VI Domingo de Pascua

La Pascua empieza a declinar y el anuncio del Espíritu Santo es cada vez más notable. Para referirse al Espíritu Santo, el Evangelio utiliza una palabra que parece extraña: “Paráclito”. Se trata de un término griego algo complicado por tener varios significados diferentes, lo que lo hace de difícil traducción. Paráclito puede significar compañero, defensor, consolador, abogado, amigo, entre otras. Para evitar confusiones y sobre todo expresiones parciales, la Iglesia ha preferido utilizar el término griego y así, si media la adecuada explicación de los predicadores, no dejar por fuera ninguna de las realidades.

Es interesante descubrir que, si bien al Espíritu se le denomina Paráclito, no habría sido el primero, por cuanto Jesús mismo dice que va a enviar otro Paráclito. Esto parece significar que hubo uno que vino primero. Ese sería el mismo Jesucristo, porque los significados del término son aplicables a él. Ahora, para que el Paráclito venga a nosotros es necesario que amemos a Cristo y cumplamos sus mandamientos. Quede claro que los mandamientos de Cristo no son los 10 mandamientos de Moisés sino precisamente aquel al cual Cristo se refiere cuando dice “este es mi mandamiento, que se amen los unos a los otros como yo los he amado”. Amar es, pues, el mandamiento de Cristo. Debemos amarlo a él, al prójimo y a nosotros mismos.
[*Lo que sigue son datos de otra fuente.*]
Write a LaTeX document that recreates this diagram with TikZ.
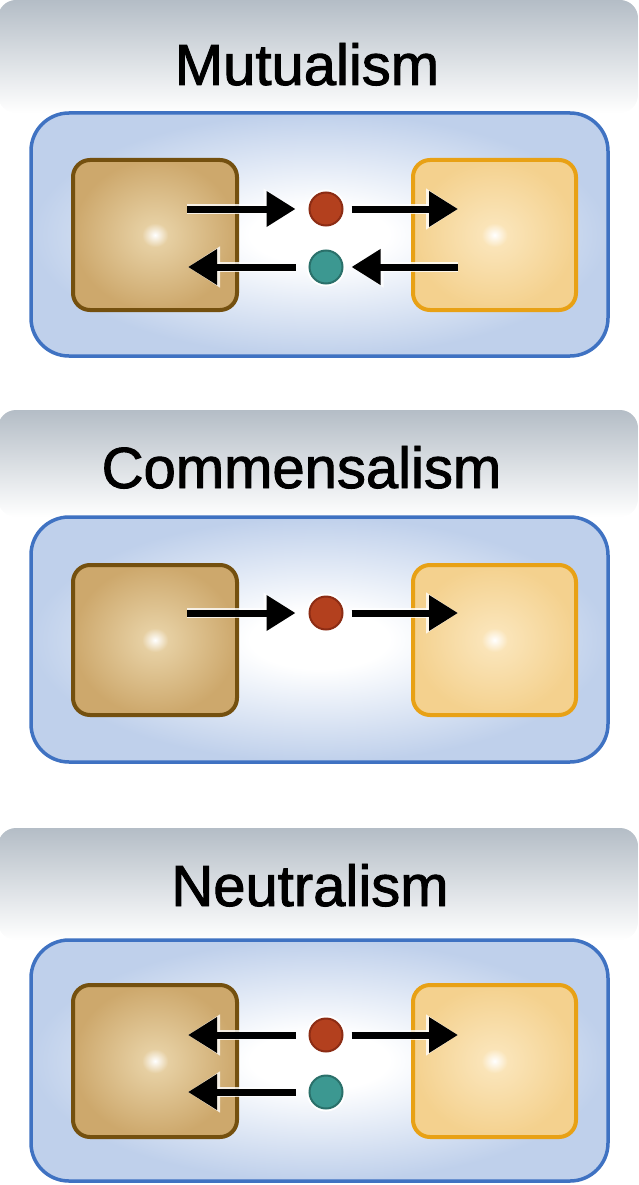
\documentclass[tikz,border=0pt]{standalone}
\usepackage{fontspec}
\setmainfont{Liberation Sans}
\newfontfamily\titlefont{Liberation Sans}[FakeBold=1.6]
\usetikzlibrary{arrows.meta}
\definecolor{hdrgray}{HTML}{B4BDC6}
\definecolor{bborder}{HTML}{3F72C2}
\definecolor{bfill}{HTML}{BFD0EB}
\definecolor{lborder}{HTML}{74500F}
\definecolor{lout}{HTML}{CDA86C}
\definecolor{lmid}{HTML}{E6CFA2}
\definecolor{rborder}{HTML}{E8A115}
\definecolor{rout}{HTML}{F4D18E}
\definecolor{rmid}{HTML}{FAE4B8}
\definecolor{dotred}{HTML}{B3401E}
\definecolor{dotredb}{HTML}{8C2C14}
\definecolor{dotteal}{HTML}{3C9891}
\definecolor{dottealb}{HTML}{2A706A}
\pgfdeclareradialshading{lshade}{\pgfpoint{0bp}{0bp}}{color(0bp)=(white); color(4bp)=(lmid); color(25bp)=(lout); color(50bp)=(lout)}
\pgfdeclareradialshading{rshade}{\pgfpoint{0bp}{0bp}}{color(0bp)=(white); color(4bp)=(rmid); color(25bp)=(rout); color(50bp)=(rout)}
\pgfdeclareradialshading{bshade}{\pgfpoint{0bp}{0bp}}{color(0bp)=(white); color(6bp)=(white); color(25bp)=(bfill); color(50bp)=(bfill)}
\begin{document}
\begin{tikzpicture}[x=1pt,y=-1pt,
  hdr/.style={rounded corners=18pt, top color=hdrgray, middle color=hdrgray!55!white, bottom color=white, minimum width=640pt, inner sep=0pt, draw=none},
  title/.style={font=\titlefont\fontsize{58}{60}\selectfont, anchor=base, inner sep=0pt},
  outerbox/.style={draw=bborder, line width=3.5pt, rounded corners=38pt, shade, shading=bshade, minimum width=577pt, inner sep=0pt},
  lbox/.style={draw=lborder, line width=4pt, rounded corners=17pt, shade, shading=lshade, minimum width=164pt, minimum height=150pt, inner sep=0pt},
  rbox/.style={draw=rborder, line width=4pt, rounded corners=17pt, shade, shading=rshade, minimum width=163pt, minimum height=150pt, inner sep=0pt},
  dotnode/.style={circle, inner sep=0pt, minimum size=33pt, line width=2pt, preaction={draw=white, line width=6pt}},
  reddot/.style={dotnode, fill=dotred, draw=dotredb},
  tealdot/.style={dotnode, fill=dotteal, draw=dottealb},
  arr/.style={line width=7pt, -{Triangle[length=29pt,width=34pt]},
    preaction={draw=white, draw opacity=0.8, line width=10pt, -{Triangle[length=32pt,width=39pt]}}}
]
\useasboundingbox (0,0) rectangle (639,1185);

% ---------- Panel 1: Mutualism ----------
\node[hdr, minimum height=113pt] (h1) at (318,56.5) {};
\node[title] (t1) at (307,85) {Mutualism};
\node[outerbox, minimum height=243pt] (o1) at (319.5,234.5) {};
\node[lbox] (l1) at (155,235) {};
\node[rbox] (r1) at (494.5,235) {};
\node[reddot] (red1) at (326,209) {};
\node[tealdot] (teal1) at (326,267) {};
\coordinate (p1a) at (187,209);
\coordinate (p1b) at (458,209);
\coordinate (p1c) at (188,267);
\coordinate (p1d) at (458,267);
\draw[arr, shorten >=13pt] (p1a) -- (red1);
\draw[arr, shorten <=8pt] (red1) -- (p1b);
\draw[arr, shorten <=13pt] (teal1) -- (p1c);
\draw[arr, shorten >=8pt] (p1d) -- (teal1);

% ---------- Panel 2: Commensalism ----------
\node[hdr, minimum height=107pt] (h2) at (318,463.5) {};
\node[title] (t2) at (301.5,488) {Commensalism};
\node[outerbox, minimum height=245pt] (o2) at (319.5,639.5) {};
\node[lbox] (l2) at (155,640) {};
\node[rbox] (r2) at (494.5,640) {};
\node[reddot] (red2) at (326,613) {};
\coordinate (p2a) at (187,613);
\coordinate (p2b) at (458,613);
\draw[arr, shorten >=13pt] (p2a) -- (red2);
\draw[arr, shorten <=8pt] (red2) -- (p2b);

% ---------- Panel 3: Neutralism ----------
\node[hdr, minimum height=112pt] (h3) at (318,884) {};
\node[title] (t3) at (310,906) {Neutralism};
\node[outerbox, minimum height=241pt] (o3) at (319.5,1060.5) {};
\node[lbox, minimum height=152pt] (l3) at (155,1061) {};
\node[rbox, minimum height=152pt] (r3) at (494.5,1061) {};
\node[reddot] (red3) at (326,1035) {};
\node[tealdot] (teal3) at (326,1092) {};
\coordinate (p3a) at (188,1035);
\coordinate (p3b) at (458,1035);
\coordinate (p3c) at (188,1092);
\draw[arr, shorten <=13pt] (red3) -- (p3a);
\draw[arr, shorten <=8pt] (red3) -- (p3b);
\draw[arr, shorten <=13pt] (teal3) -- (p3c);
\end{tikzpicture}
\end{document}
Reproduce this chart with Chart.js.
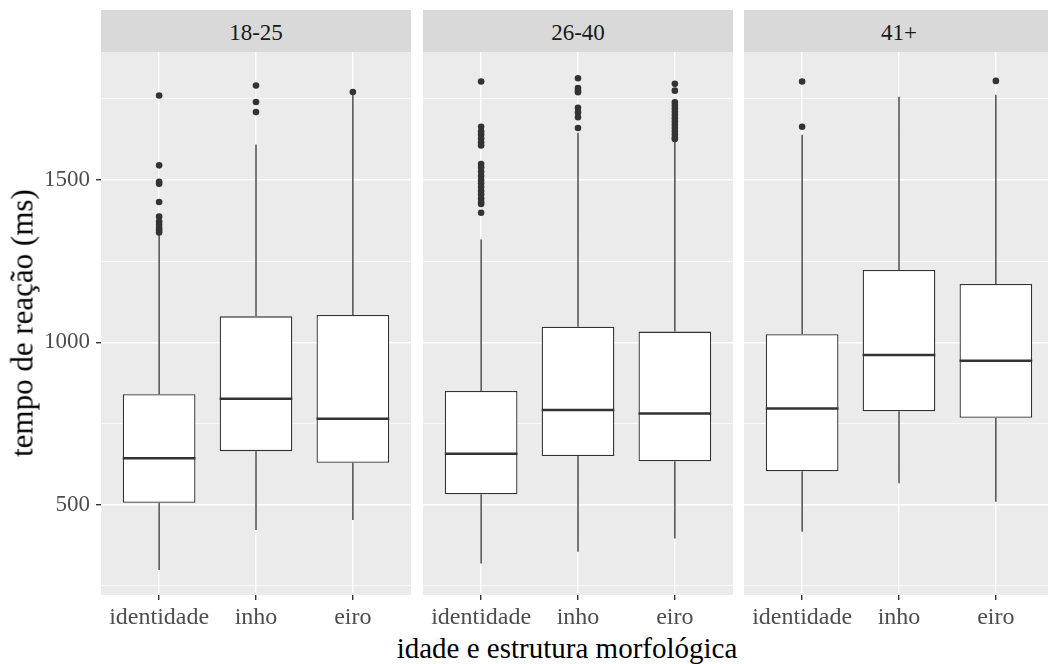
<!DOCTYPE html>
<html>
<head>
<meta charset="utf-8">
<script src="https://cdn.jsdelivr.net/npm/chart.js@4/dist/chart.umd.min.js"></script>
<style>
  html, body { margin: 0; padding: 0; }
  body { width: 1048px; height: 664px; overflow: hidden; background: #ffffff; position: relative; font-family: "Liberation Serif", "Times New Roman", serif; }
  .strip { position: absolute; top: 10px; height: 42px; width: 310px; background: #D9D9D9; color: #1A1A1A; font-size: 23px; line-height: 42px; text-align: center; }
  .strip span { position: relative; top: 2px; }
  canvas.cv { position: absolute; top: 52px; }
  #ytitle { position: absolute; left: 22px; top: 323px; transform: translate(-50%, -50%) rotate(-90deg); white-space: nowrap; font-size: 31px; line-height: 31px; color: #000; }
  #xtitle { position: absolute; left: 567px; top: 634px; transform: translateX(-50%); white-space: nowrap; font-size: 29px; line-height: 29px; color: #000; }
</style>
</head>
<body>
<div class="strip" style="left:101px"><span id="s0"></span></div>
<div class="strip" style="left:423px"><span id="s1"></span></div>
<div class="strip" style="left:744px"><span id="s2"></span></div>
<canvas id="c0" class="cv" width="411" height="580" style="left:0px"></canvas>
<canvas id="c1" class="cv" width="310" height="580" style="left:423px"></canvas>
<canvas id="c2" class="cv" width="310" height="580" style="left:744px"></canvas>
<div id="ytitle">tempo de reação (ms)</div>
<div id="xtitle">idade e estrutura morfológica</div>
<script>
// ---- data ----
const panels = ['18-25', '26-40', '41+'];
const categories = ['identidade', 'inho', 'eiro'];
const lowWhisker  = [[299, 422, 453], [319, 355, 396], [417, 566, 509]];
const q1          = [[506, 665, 629], [532, 650, 634], [603, 788, 768]];
const median      = [[643, 826, 765], [657, 792, 781], [796, 961, 943]];
const q3          = [[840, 1080, 1084], [850, 1048, 1033], [1025, 1223, 1180]];
const highWhisker = [[1332, 1609, 1765], [1317, 1645, 1620], [1639, 1756, 1762]];
const outliers18 = [
  [1760, 1545, 1494, 1488, 1432, 1387, 1372, 1362, 1352, 1345, 1338],
  [1791, 1740, 1709],
  [1771]
];
const outliers26 = [
  [1803, 1664, 1650, 1640, 1628, 1616, 1606, 1549, 1538, 1525, 1512, 1500, 1490, 1478, 1466, 1455, 1443, 1432, 1426, 1399],
  [1813, 1783, 1775, 1770, 1722, 1708, 1693, 1660],
  [1796, 1775, 1739, 1730, 1720, 1710, 1700, 1690, 1680, 1670, 1660, 1650, 1640, 1630, 1626]
];
const outliers41 = [
  [1803, 1664],
  [],
  [1805]
];
const outliers = [outliers18, outliers26, outliers41];
const yMajorTicks = [500, 1000, 1500];
const yMinorTicks = [250, 750, 1250, 1750];
const yMin = 222, yMax = 1894;

// ---- drawing ----
const DARK = '#333333';
const bgPlugin = {
  id: 'panelBg',
  beforeDraw(chart) {
    const { ctx, chartArea: a } = chart;
    ctx.save();
    ctx.fillStyle = '#EBEBEB';
    ctx.fillRect(a.left, a.top, a.right - a.left, a.bottom - a.top);
    ctx.restore();
  }
};

function makePanel(p, canvasId, showY) {
  const boxData = categories.map((c, i) => ({ x: i, y: [q1[p][i], q3[p][i]] }));
  const whiskerData = [];
  const medianData = [];
  categories.forEach((c, i) => {
    whiskerData.push({ x: i, y: lowWhisker[p][i] }, { x: i, y: q1[p][i] }, { x: i, y: null });
    whiskerData.push({ x: i, y: q3[p][i] }, { x: i, y: highWhisker[p][i] }, { x: i, y: null });
    medianData.push({ x: i - 0.375, y: median[p][i] }, { x: i + 0.375, y: median[p][i] }, { x: i, y: null });
  });
  const outlierData = [];
  outliers[p].forEach((arr, i) => arr.forEach(v => outlierData.push({ x: i, y: v })));

  const allY = yMinorTicks.concat(yMajorTicks).sort((a, b) => a - b);
  const isMajor = v => yMajorTicks.includes(v);

  new Chart(document.getElementById(canvasId), {
    type: 'bar',
    data: {
      datasets: [
        { type: 'scatter', data: outlierData, pointRadius: 3.3, pointHoverRadius: 3.3, backgroundColor: DARK, borderWidth: 0, order: 0 },
        { type: 'line', data: medianData, borderColor: DARK, borderWidth: 2.5, pointRadius: 0, spanGaps: false, order: 1 },
        { type: 'bar', data: boxData, backgroundColor: '#FFFFFF', borderColor: DARK, borderWidth: 1.3, borderSkipped: false, barPercentage: 0.75, categoryPercentage: 1, order: 2 },
        { type: 'line', data: whiskerData, borderColor: DARK, borderWidth: 1.3, pointRadius: 0, spanGaps: false, order: 3 }
      ]
    },
    options: {
      responsive: false,
      animation: false,
      events: [],
      layout: { padding: 0, autoPadding: false },
      plugins: { legend: { display: false }, tooltip: { enabled: false }, title: { display: false } },
      scales: {
        x: {
          type: 'linear', min: -0.6, max: 2.6, offset: false,
          afterBuildTicks: s => { s.ticks = categories.map((c, i) => ({ value: i })); },
          afterFit: s => { s.height = 37; s.paddingLeft = 0; s.paddingRight = 0; },
          ticks: { autoSkip: false, maxRotation: 0, minRotation: 0, padding: 3, color: '#4D4D4D',
                   font: { family: 'Liberation Serif', size: 24 },
                   callback: v => categories[v] },
          grid: { offset: false, color: '#FFFFFF', lineWidth: 1.4, tickColor: DARK, tickLength: 5, drawTicks: true },
          border: { display: false }
        },
        y: {
          type: 'linear', min: yMin, max: yMax,
          afterBuildTicks: s => { s.ticks = allY.map(v => ({ value: v })); },
          afterFit: s => { s.width = showY ? 101 : 0; s.paddingTop = 0; s.paddingBottom = 0; },
          ticks: { display: showY, autoSkip: false, padding: 6, color: '#4D4D4D',
                   font: { family: 'Liberation Serif', size: 23 },
                   callback: v => isMajor(v) ? String(v) : '' },
          grid: { color: '#FFFFFF', lineWidth: c => isMajor(c.tick.value) ? 1.4 : 0.7,
                  tickColor: c => isMajor(c.tick.value) ? DARK : 'rgba(0,0,0,0)',
                  tickLength: 5, drawTicks: showY },
          border: { display: false }
        }
      }
    },
    plugins: [bgPlugin]
  });
}

panels.forEach((name, p) => { document.getElementById('s' + p).textContent = name; });
makePanel(0, 'c0', true);
makePanel(1, 'c1', false);
makePanel(2, 'c2', false);
</script>
</body>
</html>
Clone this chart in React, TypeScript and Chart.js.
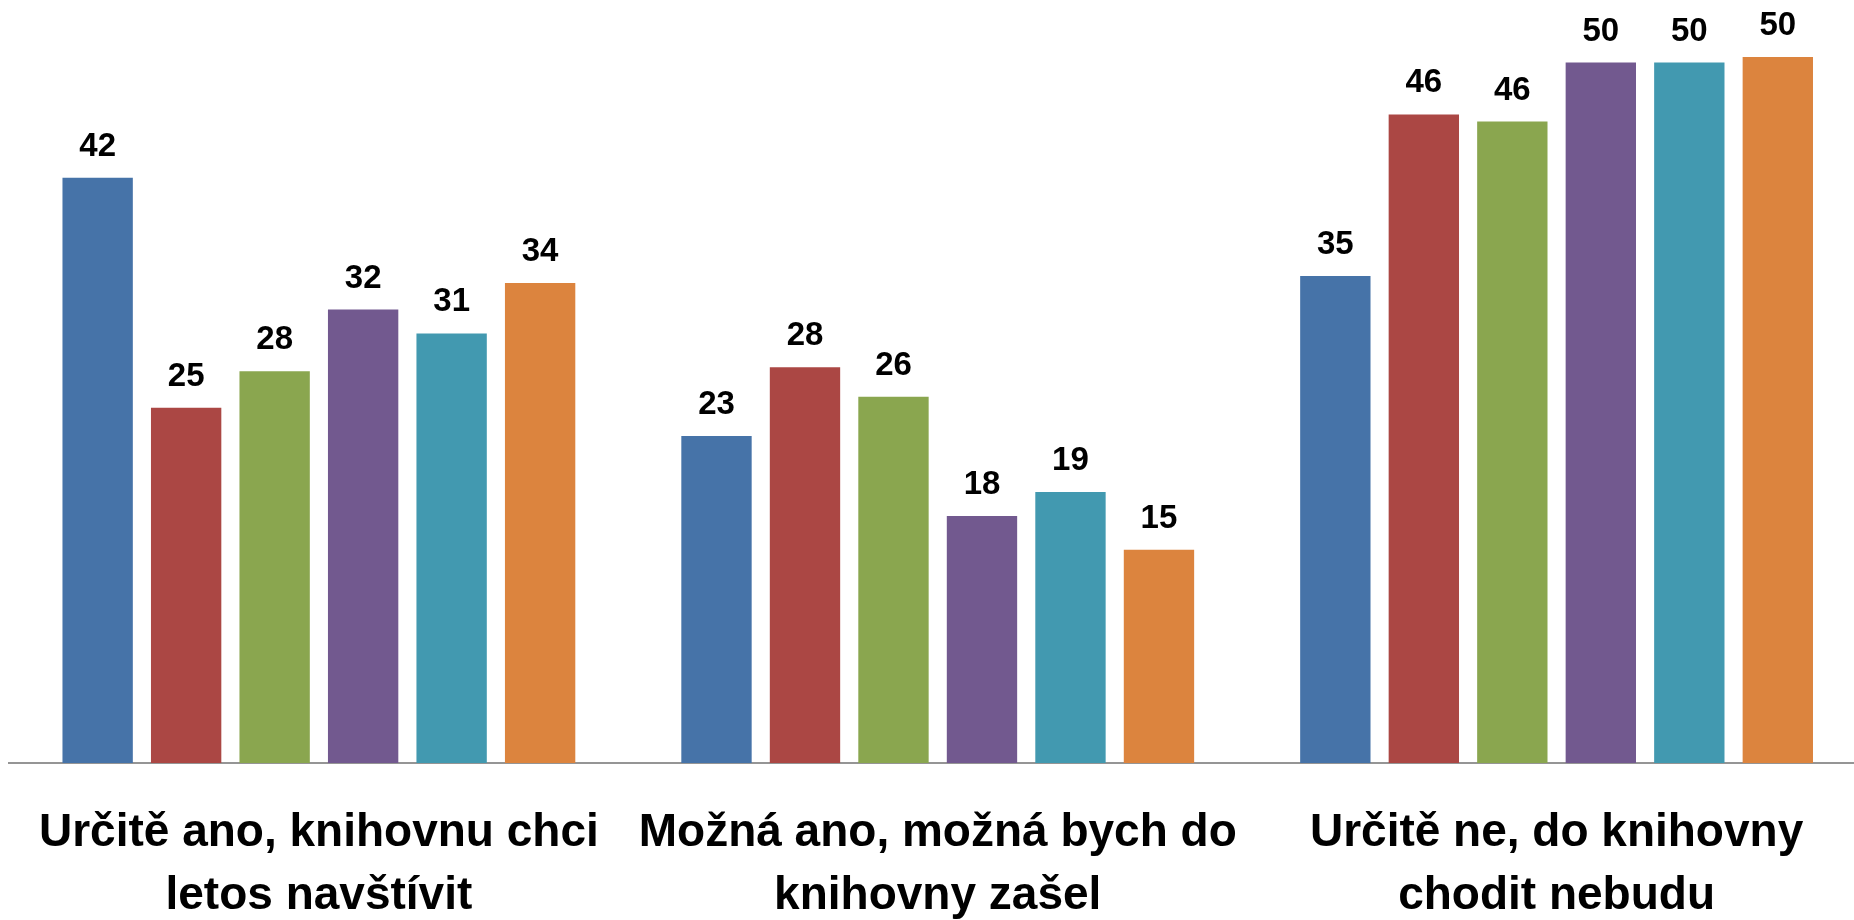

El que ama cumple la ley entera.

A esto quizá se refiera Pedro en su carta cuando nos pide glorificar en nuestros corazones a Cristo. La manera de hacerlo es defendernos cuando se nos pida razón de nuestra esperanza. Un cristiano no hace la guerra, no hace violencia, no asume venganza. Por el contrario, el cristiano da razón de su esperanza y lo hace precisamente mostrando en sus palabras, sus gestos, sus actitudes, aquellas palabras, gestos y actitudes que son propios de Cristo, porque nosotros vivimos por Cristo y para Cristo. Somos servidores de Cristo. De hecho, el autor de la carta señala: “es preferible sufrir haciendo el bien, si ésta es la voluntad de Dios, que haciendo el mal”. Esto que plantea el autor nos revela que el sufrimiento, por cuanto no es castigo de Dios sino ruta de perfeccionamiento, debemos a sufrirlo sin hacer berrinche como niños inmaduros, sino dedicándonos por entero al bien.

En la primera lectura vemos como el diácono Felipe asumió con entusiasmo la evangelización. Y fue a predicar a Cristo en Samaria, provocando la alegría en aquellas gentes que no vistas como hebreas. La acción de Felipe permite a la Iglesia expandirse, así, Cristo no se quedaría sólo en la comunidad de los hebreos, sino que podría ir llegando poco a poco al mundo entero. Es necesario que cada uno de nosotros, con la ayuda del Espíritu, sepa dar razón de la esperanza, como dice Pedro. Ante aquel gesto del diácono, dos de los apóstoles principales, Pedro y Juan, van a Samaria para abrazar a los nuevos creyentes. En el lenguaje moderno diríamos que les dieron el sacramento de la confirmación, porque aquellos samaritanos sólo habían sido bautizados por el diácono, en el nombre de Jesucristo.

La de Cristo es una iglesia dinámica que con la fuerza del Espíritu irradia el reino de los cielos a todas las personas de buena voluntad.